So I've been away for over two years now, and all this while it has been a very busy two years indeed. I've graduated from university and found my way to a job as an engineer in California and now I’m truly out in the big bad world fending for myself far away from mommy and daddy, trying to stand up on my own legs and make some lemonade out of these few lemons God has given me.
I still think of the days and nights spent at the university, all I can remember is staring at computer screens all the time. Although it was four long years, it went past me so fast; I don't think I can remember any particularly important event from then except tests and finals. One constant that has carried over from school to my workplace is the sex ratio; it is skewed in the worst way possible. In school as an engineering student, I did expect to see fewer girls in my class, and that was true, but it wasn't an overwhelming majority for the boys. Here at work, it is appalling. In my team of 50 people, there are 5 women!
It isn't any sort of gender profiling by the interviewers or HR, rather it is because of fewer girls applying to these jobs. I see my seniors interview candidates regularly, and I see way more guys than I do girls. The rate at which boys and girls get the job is about the same, the difference has to be the number applying in the first place.
However that being said, I must maintain that being a girl in the workplace has its advantages. People will go out of their way to make sure I get home on time, if there is something pending and I'm working late, my manager will make sure that I call a cab and will reimburse the fare. This is true for male employees too, but it is just that I can see that the others try to take care of me (or that may be because I'm the youngest on the team (: )
Life as a single girl in California can be challenging sometimes, especially because I don't own a car yet. I depend on some girl friends to help me out from time to time. I don't have to worry about groceries as the department store is right next to home and getting to work is easy too as the bus service around my area is pretty good. Having said that, I must confess that the reason I don't have a car is because I don't know how to drive (yet) I've been taking classes, but I just don't feel it. I failed the behind the wheels test once, hopefully the next time I'll pass, and then get a car. Till then, the buses of North California will be my chariots :D.

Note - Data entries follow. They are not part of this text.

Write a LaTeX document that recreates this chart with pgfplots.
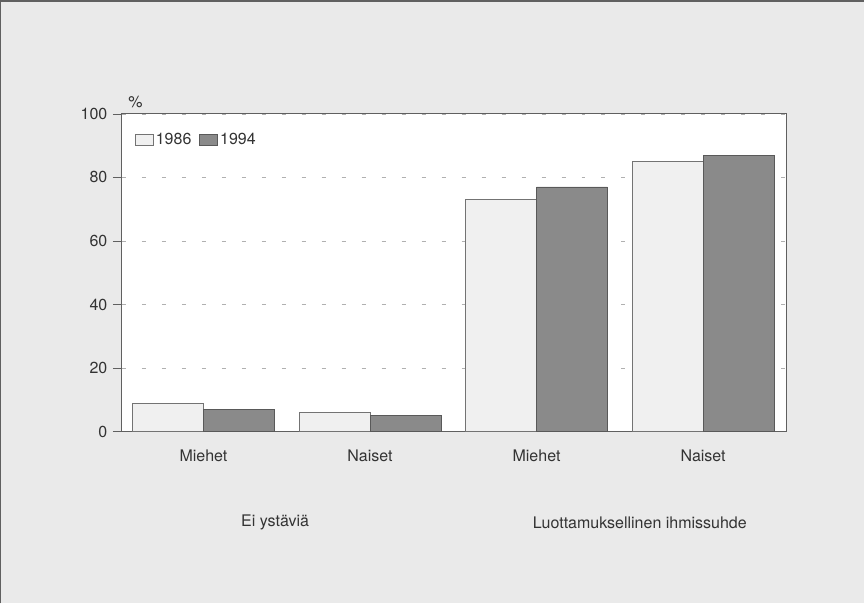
\documentclass[border=0pt]{standalone}
\usepackage{pgfplots}
\pgfplotsset{compat=1.18}
\usepackage{fontspec}
\setmainfont{TeX Gyre Heros}
\definecolor{bggray}{HTML}{EAEAEA}
\definecolor{lightbar}{HTML}{F0F0F0}
\definecolor{darkbar}{HTML}{8A8A8A}
\definecolor{axisgray}{HTML}{606060}
\definecolor{gridgray}{HTML}{B0B0B0}
\begin{document}
\begin{tikzpicture}
\fill[bggray] (0,0) rectangle (865bp,604bp);
\draw[axisgray, line width=1.5bp] (0.75bp,0) -- (0.75bp,603bp) -- (865bp,603bp);
\begin{axis}[
  at={(122bp,172bp)}, anchor=south west,
  width=665bp, height=318bp, scale only axis,
  xmin=-0.49, xmax=3.5, ymin=0, ymax=100,
  ybar=0pt, bar width=0.426,
  axis background/.style={fill=white},
  axis line style={axisgray, line width=0.8bp},
  xtick={0,1,2,3},
  xticklabels={Miehet,Naiset,Miehet,Naiset},
  xtick style={draw=none},
  ytick={0,20,40,60,80,100},
  ytick pos=left,
  ytick style={axisgray, line width=0.6bp},
  tick align=outside, major tick length=9bp,
  ymajorgrids, grid style={gridgray, dash pattern=on 4bp off 16bp, line width=0.6bp},
  tick label style={font=\fontsize{16bp}{19bp}\selectfont, text=black!80},
  /pgf/number format/assume math mode=true,
  xticklabel style={yshift=-6bp},
  yticklabel style={xshift=-2bp},
  clip=false,
  legend columns=2,
  legend style={draw=none, fill=none, at={(rel axis cs:0,1)}, anchor=north west,
    xshift=10bp, yshift=-15bp, font=\fontsize{16bp}{19bp}\selectfont, text=black!80,
    /tikz/every even column/.append style={column sep=6bp}},
  legend image code/.code={\draw[#1] (0bp,-5.5bp) rectangle (18bp,5.5bp);},
]
\addplot[fill=lightbar, draw=black!55, line width=0.8bp] coordinates {(0,9) (1,6) (2,73) (3,85)};
\addplot[fill=darkbar, draw=black!65, line width=0.8bp] coordinates {(0,7) (1,5) (2,77) (3,87)};
\legend{1986,1994}
\node[font=\fontsize{16bp}{19bp}\selectfont, text=black!80, anchor=south west] at (rel axis cs:0,1) [xshift=3bp, yshift=3bp] {\%};
\node[font=\fontsize{16bp}{19bp}\selectfont, text=black!80] at (axis cs:0.43,0) [yshift=-91bp] {Ei ystäviä};
\node[font=\fontsize{16bp}{19bp}\selectfont, text=black!80] at (axis cs:2.62,0) [yshift=-91bp] {Luottamuksellinen ihmissuhde};
\end{axis}
\end{tikzpicture}
\end{document}
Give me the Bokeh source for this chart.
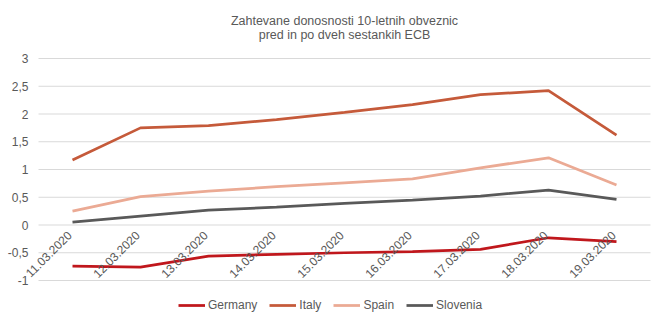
import math
from bokeh.plotting import figure
from bokeh.models import Legend, LegendItem, ColumnDataSource, Range1d
from bokeh.core.properties import value
from bokeh.embed import file_html
from bokeh.resources import INLINE

dates = ["11.03.2020", "12.03.2020", "13.03.2020", "14.03.2020", "15.03.2020",
         "16.03.2020", "17.03.2020", "18.03.2020", "19.03.2020"]
germany = [-0.74, -0.76, -0.56, -0.53, -0.50, -0.48, -0.44, -0.23, -0.30]
italy = [1.17, 1.75, 1.79, 1.90, 2.03, 2.17, 2.35, 2.42, 1.62]
spain = [0.25, 0.51, 0.61, 0.69, 0.76, 0.83, 1.03, 1.21, 0.72]
slovenia = [0.05, 0.16, 0.27, 0.32, 0.39, 0.45, 0.52, 0.63, 0.46]
series_names = ["Germany", "Italy", "Spain", "Slovenia"]
colors = ["#C0171C", "#C55A3A", "#EBAA94", "#595959"]
y_ticks = [-1, -0.5, 0, 0.5, 1, 1.5, 2, 2.5, 3]
y_tick_labels = ["-1", "-0,5", "0", "0,5", "1", "1,5", "2", "2,5", "3"]
title_lines = ["Zahtevane donosnosti 10-letnih obveznic", "pred in po dveh sestankih ECB"]

FONT = "Liberation Sans"
TXT = "#595959"

# geometry: category bands 68px wide, plot area x 38..650, values -1..3 on rows 280..58
W, H = 663, 321
band = 68.0
left_px = 38.0
px_per_unit = 222 / 4.0
y_top = 3 + 58 / px_per_unit
y_bot = -1 - 41 / px_per_unit
x_start = -0.5 - left_px / band
x_end = x_start + W / band

idx = list(range(len(dates)))  # category positions

p = figure(width=W, height=H, frame_width=W, frame_height=H,
           x_range=Range1d(x_start, x_end), y_range=Range1d(y_bot, y_top),
           output_backend="svg", toolbar_location=None,
           x_axis_location=None, y_axis_location=None,
           min_border=0)
p.outline_line_color = None
p.background_fill_color = "white"
p.border_fill_color = "white"
p.xgrid.visible = False
p.ygrid.visible = False

# horizontal gridlines across the category bands
n = len(dates)
p.segment(x0=[-0.5] * len(y_ticks), x1=[n - 0.5] * len(y_ticks), y0=y_ticks, y1=y_ticks,
          line_color="#D9D9D9", line_width=1)

renderers = []
for name, vals, col in zip(series_names, [germany, italy, spain, slovenia], colors):
    r = p.line(idx, vals, line_color=col, line_width=2.75)
    renderers.append((name, r))

# value labels
p.text(x=[-0.5] * len(y_ticks), y=y_ticks, text=y_tick_labels, x_offset=-10,
       text_align="right", text_baseline="middle",
       text_font=value(FONT), text_font_size="12px", text_color=TXT)

# category labels hanging from the y=0 line
p.text(x=idx, y=[0] * n, text=dates, angle=math.pi / 4,
       text_align="right", text_baseline="middle", x_offset=-3, y_offset=8,
       text_font=value(FONT), text_font_size="12px", text_color=TXT)

# two-line title, centred over the categories
p.text(x=[(n - 1) / 2] * 2,
       y=[y_top - 20 / px_per_unit, y_top - 34.5 / px_per_unit],
       text=title_lines, text_align="center", text_baseline="alphabetic",
       text_font=value(FONT), text_font_size="12.5px", text_color=TXT)

legend = Legend(items=[LegendItem(label=nm, renderers=[r]) for nm, r in renderers],
                orientation="horizontal", location=(178, 9),
                label_text_font=FONT, label_text_font_size="12px", label_text_color=TXT,
                glyph_width=27, glyph_height=14, label_height=14, label_standoff=3, spacing=12,
                border_line_color=None, background_fill_alpha=0, padding=0, margin=0)
p.add_layout(legend, "center")

open("out.html", "w").write(file_html(p, INLINE))
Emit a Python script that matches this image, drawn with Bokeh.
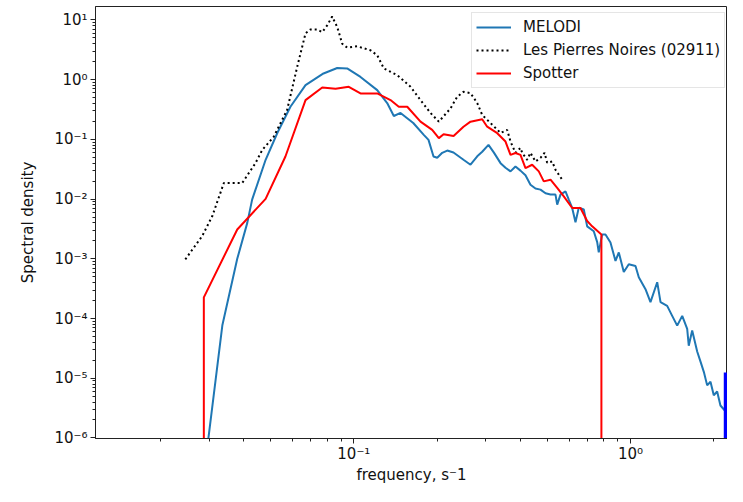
from bokeh.plotting import figure
from bokeh.models import Legend, LegendItem, FixedTicker, CustomJSTickFormatter, Range1d
from bokeh.embed import file_html
from bokeh.resources import INLINE

# ---- data ----
melodi_freq = [0.0291, 0.0335, 0.0379, 0.0412, 0.0429, 0.0480, 0.0529, 0.0590, 0.0669, 0.0777,
               0.0871, 0.0946, 0.1057, 0.1215, 0.1320, 0.1395, 0.1475, 0.1640, 0.1790, 0.1862,
               0.1941, 0.2002, 0.2087, 0.2176, 0.2292, 0.2491, 0.2641, 0.2793, 0.2911, 0.3067,
               0.3209, 0.3391, 0.3534, 0.3684, 0.3839, 0.4003, 0.4173, 0.4350, 0.4535, 0.4728,
               0.4930, 0.5140, 0.5357, 0.5434, 0.5585, 0.5822, 0.5984, 0.6156, 0.6327, 0.6503,
               0.6780, 0.6973, 0.7367, 0.7580, 0.7680, 0.7900, 0.8121, 0.8465, 0.8827, 0.9073,
               0.9458, 0.9860, 1.0425, 1.0715, 1.1330, 1.1810, 1.2490, 1.2840, 1.3570, 1.4150,
               1.4750, 1.5380, 1.6030, 1.6240, 1.6710, 1.7420, 1.7910, 1.8410, 1.8930, 1.9460,
               2.0000, 2.0570, 2.1140, 2.2040, 2.2980, 2.3960, 2.4630, 2.5330]
melodi_psd = [4.0e-7, 7.8e-5, 1.0e-3, 4.0e-3, 9.8e-3, 0.0455, 0.128, 0.352, 0.81, 1.27,
              1.57, 1.54, 1.11, 0.668, 0.406, 0.246, 0.277, 0.188, 0.119, 0.098,
              0.0517, 0.0492, 0.0596, 0.0650, 0.0602, 0.0455, 0.0376, 0.0520, 0.0620, 0.0810,
              0.0600, 0.0400, 0.0335, 0.0291, 0.0352, 0.0300, 0.0250, 0.0174, 0.0150, 0.0144,
              0.0125, 0.0119, 0.0119, 0.0081, 0.0119, 0.0135, 0.0098, 0.0071, 0.0041, 0.0072,
              0.0067, 0.0035, 0.0029, 0.0019, 0.00128, 0.00256, 0.00256, 0.00188, 0.00092, 0.00128,
              0.00060, 0.00081, 0.00076, 0.00049, 0.00031, 0.000188, 0.000406, 0.000188, 0.000163, 0.000111,
              7.6e-5, 0.000111, 6.7e-5, 3.5e-5, 6.3e-5, 2.8e-5, 1.9e-5, 1.28e-5, 7.6e-6, 8.75e-6,
              5.2e-6, 6.0e-6, 3.5e-6, 2.8e-6, 2.1e-6, 1.63e-6, 1.35e-6, 8.75e-7]

lpn_freq = [0.0246, 0.0283, 0.0308, 0.0339, 0.0395, 0.0441, 0.0467, 0.0513, 0.0574, 0.0624,
            0.0669, 0.0698, 0.0737, 0.0769, 0.0801, 0.0835, 0.0871, 0.0908, 0.0946, 0.1029,
            0.1149, 0.1215, 0.1284, 0.1435, 0.1603, 0.1742, 0.1893, 0.2029, 0.2236, 0.2364,
            0.2491, 0.2641, 0.2793, 0.2911, 0.3119, 0.3391, 0.3584, 0.3684, 0.3839, 0.4003,
            0.4060, 0.4232, 0.4350, 0.4535, 0.4728, 0.4889, 0.5000, 0.5212, 0.5357, 0.5665]
lpn_psd = [9.8e-4, 2.4e-3, 5.2e-3, 0.0186, 0.0186, 0.040, 0.0668, 0.110, 0.310, 1.63,
           5.96, 6.94, 6.94, 6.26, 8.1, 11.4, 7.6, 4.0, 3.44, 3.62,
           3.10, 2.56, 1.54, 1.19, 0.76, 0.455, 0.277, 0.198, 0.33, 0.517,
           0.626, 0.596, 0.406, 0.256, 0.188, 0.128, 0.144, 0.092, 0.0596, 0.072,
           0.0596, 0.0455, 0.0596, 0.0426, 0.0492, 0.0596, 0.0406, 0.0426, 0.031, 0.0211]

spotter_freq = [0.0287, 0.0287, 0.0379, 0.0480, 0.0566, 0.0669, 0.0769, 0.0859, 0.0959, 0.1057,
                0.1215, 0.1357, 0.1454, 0.1560, 0.1742, 0.1920, 0.2029, 0.2111, 0.2294, 0.2491,
                0.2641, 0.2911, 0.3034, 0.3299, 0.3534, 0.3684, 0.3839, 0.4003, 0.4173, 0.4412,
                0.4662, 0.4860, 0.5140, 0.5434, 0.5740, 0.6156, 0.6596, 0.6973, 0.7270, 0.7850,
                0.7850]
spotter_psd = [1.0e-9, 2.26e-4, 3.1e-3, 0.0101, 0.0517, 0.455, 0.741, 0.703, 0.759, 0.589,
               0.589, 0.455, 0.352, 0.352, 0.198, 0.144, 0.105, 0.122, 0.114, 0.163,
               0.198, 0.217, 0.163, 0.127, 0.092, 0.055, 0.059, 0.055, 0.0331, 0.0376,
               0.0291, 0.0198, 0.0211, 0.0154, 0.0111, 0.0071, 0.0071, 0.0043, 0.0035, 0.00256,
               1.0e-9]

marker_freq = [2.21, 2.21]
marker_psd = [1.0e-6, 1.25e-5]

x_major_ticks = [0.1, 1.0]
x_minor_ticks = [0.02, 0.03, 0.04, 0.05, 0.06, 0.07, 0.08, 0.09,
                 0.2, 0.3, 0.4, 0.5, 0.6, 0.7, 0.8, 0.9, 2.0]
y_major_ticks = [1e-6, 1e-5, 1e-4, 1e-3, 1e-2, 1e-1, 1.0, 10.0]
y_minor_ticks = [m * 10.0 ** k for k in range(-7, 2) for m in range(2, 10)]

FONT = "DejaVu Sans"
FS = "15px"

p = figure(width=727, height=486, x_axis_type="log", y_axis_type="log",
           x_range=Range1d(0.01165, 2.242), y_range=Range1d(9.8e-7, 16.79),
           output_backend="svg", toolbar_location=None,
           min_border_left=95, min_border_right=0, min_border_top=6, min_border_bottom=48)

r1 = p.line(melodi_freq, melodi_psd, line_color="#1f77b4", line_width=2)
r2 = p.line(lpn_freq, lpn_psd, line_color="black", line_width=2, line_dash="2 3")
r3 = p.line(spotter_freq, spotter_psd, line_color="red", line_width=2)
r4 = p.line(marker_freq, marker_psd, line_color="blue", line_width=4)

fmt = CustomJSTickFormatter(code="""
const e = Math.round(Math.log10(tick));
const sup = {"-": "\u207b", "0": "\u2070", "1": "\u00b9", "2": "\u00b2", "3": "\u00b3",
             "4": "\u2074", "5": "\u2075", "6": "\u2076", "7": "\u2077", "8": "\u2078", "9": "\u2079"};
return "10" + String(e).split("").map(c => sup[c]).join("");
""")

p.xaxis.ticker = FixedTicker(ticks=x_major_ticks, minor_ticks=x_minor_ticks)
p.yaxis.ticker = FixedTicker(ticks=y_major_ticks, minor_ticks=y_minor_ticks)
for ax in (p.xaxis[0], p.yaxis[0]):
    ax.formatter = fmt
    ax.major_label_text_font = FONT
    ax.major_label_text_font_size = FS
    ax.major_label_text_color = "#111111"
    ax.axis_label_text_font = FONT
    ax.axis_label_text_font_size = FS
    ax.axis_label_text_font_style = "normal"
    ax.axis_label_text_color = "#111111"
    ax.axis_line_color = "#222222"
    ax.major_tick_line_color = "#222222"
    ax.minor_tick_line_color = "#222222"
    ax.major_tick_in = 0
    ax.major_tick_out = 5
    ax.minor_tick_in = 0
    ax.minor_tick_out = 3

p.yaxis.major_label_standoff = 3
p.xaxis.major_label_standoff = 1
p.xaxis.axis_label = "frequency, s\u207b1"
p.yaxis.axis_label = "Spectral density"
p.xaxis.axis_label_standoff = 0
p.yaxis.axis_label_standoff = 14

p.grid.visible = False
p.outline_line_color = "#222222"
p.outline_line_width = 1
p.background_fill_color = "white"
p.border_fill_color = "white"

legend = Legend(items=[LegendItem(label="MELODI", renderers=[r1]),
                       LegendItem(label="Les Pierres Noires (02911)", renderers=[r2]),
                       LegendItem(label="Spotter", renderers=[r3])],
                location=(376, 350))
legend.margin = 0
legend.padding = 4
legend.spacing = 3
legend.label_height = 20
legend.glyph_height = 20
legend.glyph_width = 35
legend.label_standoff = 12
legend.label_text_font = FONT
legend.label_text_font_size = FS
legend.label_text_color = "#111111"
legend.border_line_color = "#cccccc"
legend.background_fill_alpha = 0.8
p.add_layout(legend)

open("out.html", "w").write(file_html(p, INLINE))
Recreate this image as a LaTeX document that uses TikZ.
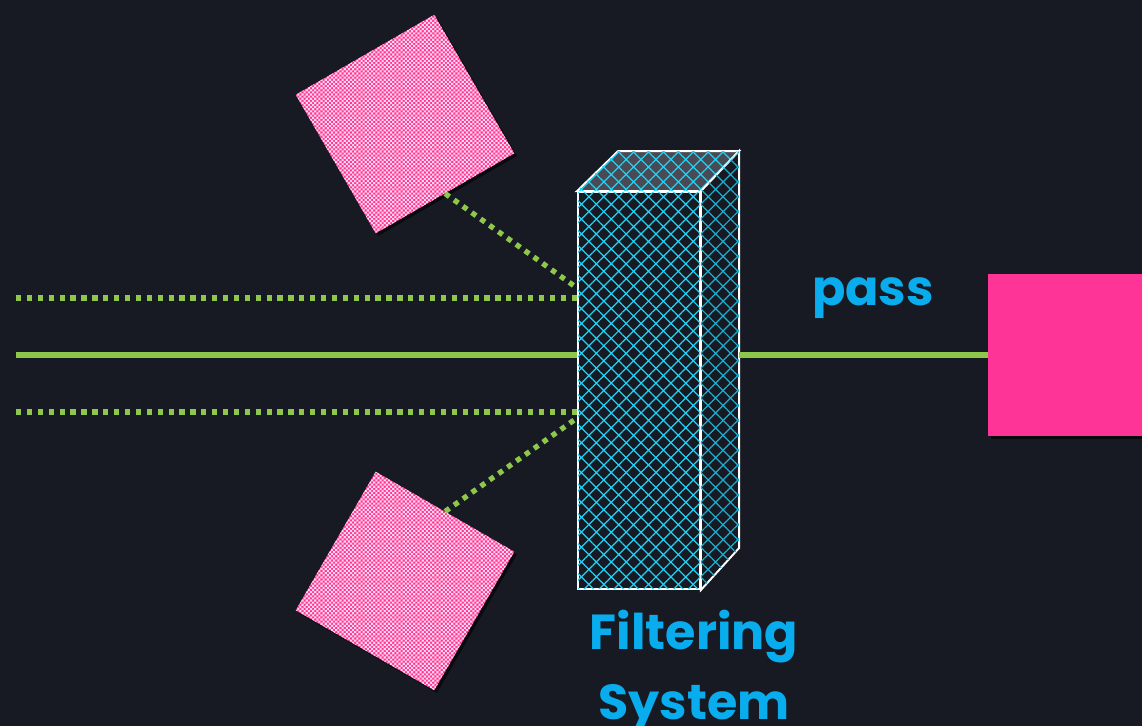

Another thing that is troubling me of late is my weight. I'm not fat or obese, but I can feel the increase in my weight, and the love handles are pretty big. This is all thanks to 4 years of no exercise and an extremely sedentary lifestyle. I've started working out at home, I do some stretches and ab exercises, I plan to add some arm and leg exercises to my routine too. Recently I saw an ad for Barre fitness classes, it was on groupon or something like that, I'll try that out to see how it is. Something else that caught my eye was a set of videos on Youtube by Mike Chang, the videos seem legit and lots of people seem to have good reviews. I'll try it out, since they have a 60 day money back guarantee. I'd really hate it if I got muscles or something by doing this stuff; also I'm not looking to become a workout addict, just want to get into a body shape and condition where I feel comfortable and flexible.
I hope I can get time to write more stuff on here, and as the title suggests I feel like I'm now reeling in the line for the hard work I put in over the last few years in school. Life at work is definitely challenging, both intellectually and in a social context. Being a woman doesn't mean that less work is expected or you can get off easy, that is definitely a bad social stereotype. Men will definitely try to help you fit in and help you out in some things, but in the end, the company is a rational entity and you will be expected to provide your share of the work, which I'm happy that I'm doing (my first review at work was really good :D).